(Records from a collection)

=-=-=

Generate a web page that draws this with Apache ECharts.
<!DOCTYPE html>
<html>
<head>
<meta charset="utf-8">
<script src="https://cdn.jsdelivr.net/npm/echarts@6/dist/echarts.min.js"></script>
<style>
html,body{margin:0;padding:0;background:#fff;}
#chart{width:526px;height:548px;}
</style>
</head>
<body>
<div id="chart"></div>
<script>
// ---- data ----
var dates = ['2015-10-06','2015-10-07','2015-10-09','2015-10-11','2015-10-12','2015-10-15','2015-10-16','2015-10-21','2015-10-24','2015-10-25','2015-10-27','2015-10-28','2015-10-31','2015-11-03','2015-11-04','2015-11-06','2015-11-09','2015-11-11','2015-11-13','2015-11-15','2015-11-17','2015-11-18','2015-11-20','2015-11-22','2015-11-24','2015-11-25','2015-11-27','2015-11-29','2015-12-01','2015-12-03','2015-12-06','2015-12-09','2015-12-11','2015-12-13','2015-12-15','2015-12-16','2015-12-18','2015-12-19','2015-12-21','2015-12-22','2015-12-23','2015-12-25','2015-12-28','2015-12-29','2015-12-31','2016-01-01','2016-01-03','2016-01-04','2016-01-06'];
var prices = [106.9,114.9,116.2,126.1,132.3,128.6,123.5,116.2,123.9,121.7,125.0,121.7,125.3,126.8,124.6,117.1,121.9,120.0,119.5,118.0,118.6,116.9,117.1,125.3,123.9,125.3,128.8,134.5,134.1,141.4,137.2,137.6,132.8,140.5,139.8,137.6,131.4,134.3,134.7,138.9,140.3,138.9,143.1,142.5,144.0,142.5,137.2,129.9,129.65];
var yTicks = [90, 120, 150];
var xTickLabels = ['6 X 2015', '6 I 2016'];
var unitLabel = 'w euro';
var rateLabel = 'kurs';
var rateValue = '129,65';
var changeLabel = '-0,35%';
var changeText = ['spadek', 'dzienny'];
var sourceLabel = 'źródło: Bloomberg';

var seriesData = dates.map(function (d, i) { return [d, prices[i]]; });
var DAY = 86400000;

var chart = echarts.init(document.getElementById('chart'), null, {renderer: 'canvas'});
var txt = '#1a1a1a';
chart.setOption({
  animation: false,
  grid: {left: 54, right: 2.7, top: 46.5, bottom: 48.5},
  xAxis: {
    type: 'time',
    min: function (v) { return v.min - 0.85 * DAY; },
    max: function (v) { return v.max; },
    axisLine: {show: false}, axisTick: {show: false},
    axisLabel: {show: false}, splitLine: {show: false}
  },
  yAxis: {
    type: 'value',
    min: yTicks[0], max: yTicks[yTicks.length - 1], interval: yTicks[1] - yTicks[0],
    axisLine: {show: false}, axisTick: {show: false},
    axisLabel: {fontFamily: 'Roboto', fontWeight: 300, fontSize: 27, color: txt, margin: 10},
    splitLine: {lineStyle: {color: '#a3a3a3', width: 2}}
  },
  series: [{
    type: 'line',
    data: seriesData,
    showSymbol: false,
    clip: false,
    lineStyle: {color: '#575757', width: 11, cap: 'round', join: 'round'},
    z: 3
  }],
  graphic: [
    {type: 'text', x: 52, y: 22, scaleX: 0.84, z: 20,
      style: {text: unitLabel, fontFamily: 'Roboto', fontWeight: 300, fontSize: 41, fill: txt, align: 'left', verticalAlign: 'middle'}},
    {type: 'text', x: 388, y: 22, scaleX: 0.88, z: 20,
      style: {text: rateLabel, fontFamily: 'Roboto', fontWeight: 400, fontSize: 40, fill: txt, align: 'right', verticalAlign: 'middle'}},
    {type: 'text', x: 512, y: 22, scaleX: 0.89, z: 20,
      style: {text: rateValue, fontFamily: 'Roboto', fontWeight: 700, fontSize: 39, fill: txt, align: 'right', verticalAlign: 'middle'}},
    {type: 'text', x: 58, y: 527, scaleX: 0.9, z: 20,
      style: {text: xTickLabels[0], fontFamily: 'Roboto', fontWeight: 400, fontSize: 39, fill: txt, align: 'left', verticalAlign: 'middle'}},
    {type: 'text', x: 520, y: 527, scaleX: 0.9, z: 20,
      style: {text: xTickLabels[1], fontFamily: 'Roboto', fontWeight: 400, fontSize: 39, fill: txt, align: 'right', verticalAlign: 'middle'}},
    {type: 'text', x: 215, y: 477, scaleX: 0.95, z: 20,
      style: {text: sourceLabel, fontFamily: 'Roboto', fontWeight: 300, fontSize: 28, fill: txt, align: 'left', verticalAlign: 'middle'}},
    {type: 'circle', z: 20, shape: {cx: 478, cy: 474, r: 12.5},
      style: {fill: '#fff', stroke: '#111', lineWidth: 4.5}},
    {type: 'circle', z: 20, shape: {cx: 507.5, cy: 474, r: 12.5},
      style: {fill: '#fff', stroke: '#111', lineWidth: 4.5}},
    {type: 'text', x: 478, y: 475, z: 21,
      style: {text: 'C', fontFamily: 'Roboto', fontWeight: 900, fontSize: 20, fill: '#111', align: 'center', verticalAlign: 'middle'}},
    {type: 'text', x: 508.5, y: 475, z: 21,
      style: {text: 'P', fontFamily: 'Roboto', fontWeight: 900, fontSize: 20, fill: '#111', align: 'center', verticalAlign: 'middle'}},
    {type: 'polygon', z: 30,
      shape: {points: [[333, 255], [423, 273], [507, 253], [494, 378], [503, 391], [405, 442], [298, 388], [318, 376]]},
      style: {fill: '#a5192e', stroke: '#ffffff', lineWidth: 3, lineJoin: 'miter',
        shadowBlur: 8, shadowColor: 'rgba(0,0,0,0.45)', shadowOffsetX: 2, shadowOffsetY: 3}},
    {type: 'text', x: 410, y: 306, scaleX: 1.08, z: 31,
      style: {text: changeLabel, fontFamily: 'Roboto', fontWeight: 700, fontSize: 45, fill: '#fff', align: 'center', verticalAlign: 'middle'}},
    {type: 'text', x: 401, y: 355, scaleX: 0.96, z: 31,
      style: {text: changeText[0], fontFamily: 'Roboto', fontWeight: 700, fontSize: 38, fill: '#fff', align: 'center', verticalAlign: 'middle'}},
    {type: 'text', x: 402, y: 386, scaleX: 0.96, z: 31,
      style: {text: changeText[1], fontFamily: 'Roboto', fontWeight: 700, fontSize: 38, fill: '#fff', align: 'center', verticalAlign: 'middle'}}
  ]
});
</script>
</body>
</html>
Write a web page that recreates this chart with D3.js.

=-=-=

Reproduce all of the material above word for word.

Generate a web page that draws this with Apache ECharts.
<!DOCTYPE html>
<html>
<head>
<meta charset="utf-8">
<script src="https://cdn.jsdelivr.net/npm/echarts@6/dist/echarts.min.js"></script>
<style>
html,body{margin:0;padding:0;background:#fff;}
#chart{width:526px;height:548px;}
</style>
</head>
<body>
<div id="chart"></div>
<script>
// ---- data ----
var dates = ['2015-10-06','2015-10-07','2015-10-09','2015-10-11','2015-10-12','2015-10-15','2015-10-16','2015-10-21','2015-10-24','2015-10-25','2015-10-27','2015-10-28','2015-10-31','2015-11-03','2015-11-04','2015-11-06','2015-11-09','2015-11-11','2015-11-13','2015-11-15','2015-11-17','2015-11-18','2015-11-20','2015-11-22','2015-11-24','2015-11-25','2015-11-27','2015-11-29','2015-12-01','2015-12-03','2015-12-06','2015-12-09','2015-12-11','2015-12-13','2015-12-15','2015-12-16','2015-12-18','2015-12-19','2015-12-21','2015-12-22','2015-12-23','2015-12-25','2015-12-28','2015-12-29','2015-12-31','2016-01-01','2016-01-03','2016-01-04','2016-01-06'];
var prices = [106.9,114.9,116.2,126.1,132.3,128.6,123.5,116.2,123.9,121.7,125.0,121.7,125.3,126.8,124.6,117.1,121.9,120.0,119.5,118.0,118.6,116.9,117.1,125.3,123.9,125.3,128.8,134.5,134.1,141.4,137.2,137.6,132.8,140.5,139.8,137.6,131.4,134.3,134.7,138.9,140.3,138.9,143.1,142.5,144.0,142.5,137.2,129.9,129.65];
var yTicks = [90, 120, 150];
var xTickLabels = ['6 X 2015', '6 I 2016'];
var unitLabel = 'w euro';
var rateLabel = 'kurs';
var rateValue = '129,65';
var changeLabel = '-0,35%';
var changeText = ['spadek', 'dzienny'];
var sourceLabel = 'źródło: Bloomberg';

var seriesData = dates.map(function (d, i) { return [d, prices[i]]; });
var DAY = 86400000;

var chart = echarts.init(document.getElementById('chart'), null, {renderer: 'canvas'});
var txt = '#1a1a1a';
chart.setOption({
  animation: false,
  grid: {left: 54, right: 2.7, top: 46.5, bottom: 48.5},
  xAxis: {
    type: 'time',
    min: function (v) { return v.min - 0.85 * DAY; },
    max: function (v) { return v.max; },
    axisLine: {show: false}, axisTick: {show: false},
    axisLabel: {show: false}, splitLine: {show: false}
  },
  yAxis: {
    type: 'value',
    min: yTicks[0], max: yTicks[yTicks.length - 1], interval: yTicks[1] - yTicks[0],
    axisLine: {show: false}, axisTick: {show: false},
    axisLabel: {fontFamily: 'Roboto', fontWeight: 300, fontSize: 27, color: txt, margin: 10},
    splitLine: {lineStyle: {color: '#a3a3a3', width: 2}}
  },
  series: [{
    type: 'line',
    data: seriesData,
    showSymbol: false,
    clip: false,
    lineStyle: {color: '#575757', width: 11, cap: 'round', join: 'round'},
    z: 3
  }],
  graphic: [
    {type: 'text', x: 52, y: 22, scaleX: 0.84, z: 20,
      style: {text: unitLabel, fontFamily: 'Roboto', fontWeight: 300, fontSize: 41, fill: txt, align: 'left', verticalAlign: 'middle'}},
    {type: 'text', x: 388, y: 22, scaleX: 0.88, z: 20,
      style: {text: rateLabel, fontFamily: 'Roboto', fontWeight: 400, fontSize: 40, fill: txt, align: 'right', verticalAlign: 'middle'}},
    {type: 'text', x: 512, y: 22, scaleX: 0.89, z: 20,
      style: {text: rateValue, fontFamily: 'Roboto', fontWeight: 700, fontSize: 39, fill: txt, align: 'right', verticalAlign: 'middle'}},
    {type: 'text', x: 58, y: 527, scaleX: 0.9, z: 20,
      style: {text: xTickLabels[0], fontFamily: 'Roboto', fontWeight: 400, fontSize: 39, fill: txt, align: 'left', verticalAlign: 'middle'}},
    {type: 'text', x: 520, y: 527, scaleX: 0.9, z: 20,
      style: {text: xTickLabels[1], fontFamily: 'Roboto', fontWeight: 400, fontSize: 39, fill: txt, align: 'right', verticalAlign: 'middle'}},
    {type: 'text', x: 215, y: 477, scaleX: 0.95, z: 20,
      style: {text: sourceLabel, fontFamily: 'Roboto', fontWeight: 300, fontSize: 28, fill: txt, align: 'left', verticalAlign: 'middle'}},
    {type: 'circle', z: 20, shape: {cx: 478, cy: 474, r: 12.5},
      style: {fill: '#fff', stroke: '#111', lineWidth: 4.5}},
    {type: 'circle', z: 20, shape: {cx: 507.5, cy: 474, r: 12.5},
      style: {fill: '#fff', stroke: '#111', lineWidth: 4.5}},
    {type: 'text', x: 478, y: 475, z: 21,
      style: {text: 'C', fontFamily: 'Roboto', fontWeight: 900, fontSize: 20, fill: '#111', align: 'center', verticalAlign: 'middle'}},
    {type: 'text', x: 508.5, y: 475, z: 21,
      style: {text: 'P', fontFamily: 'Roboto', fontWeight: 900, fontSize: 20, fill: '#111', align: 'center', verticalAlign: 'middle'}},
    {type: 'polygon', z: 30,
      shape: {points: [[333, 255], [423, 273], [507, 253], [494, 378], [503, 391], [405, 442], [298, 388], [318, 376]]},
      style: {fill: '#a5192e', stroke: '#ffffff', lineWidth: 3, lineJoin: 'miter',
        shadowBlur: 8, shadowColor: 'rgba(0,0,0,0.45)', shadowOffsetX: 2, shadowOffsetY: 3}},
    {type: 'text', x: 410, y: 306, scaleX: 1.08, z: 31,
      style: {text: changeLabel, fontFamily: 'Roboto', fontWeight: 700, fontSize: 45, fill: '#fff', align: 'center', verticalAlign: 'middle'}},
    {type: 'text', x: 401, y: 355, scaleX: 0.96, z: 31,
      style: {text: changeText[0], fontFamily: 'Roboto', fontWeight: 700, fontSize: 38, fill: '#fff', align: 'center', verticalAlign: 'middle'}},
    {type: 'text', x: 402, y: 386, scaleX: 0.96, z: 31,
      style: {text: changeText[1], fontFamily: 'Roboto', fontWeight: 700, fontSize: 38, fill: '#fff', align: 'center', verticalAlign: 'middle'}}
  ]
});
</script>
</body>
</html>
Write a web page that recreates this chart with D3.js.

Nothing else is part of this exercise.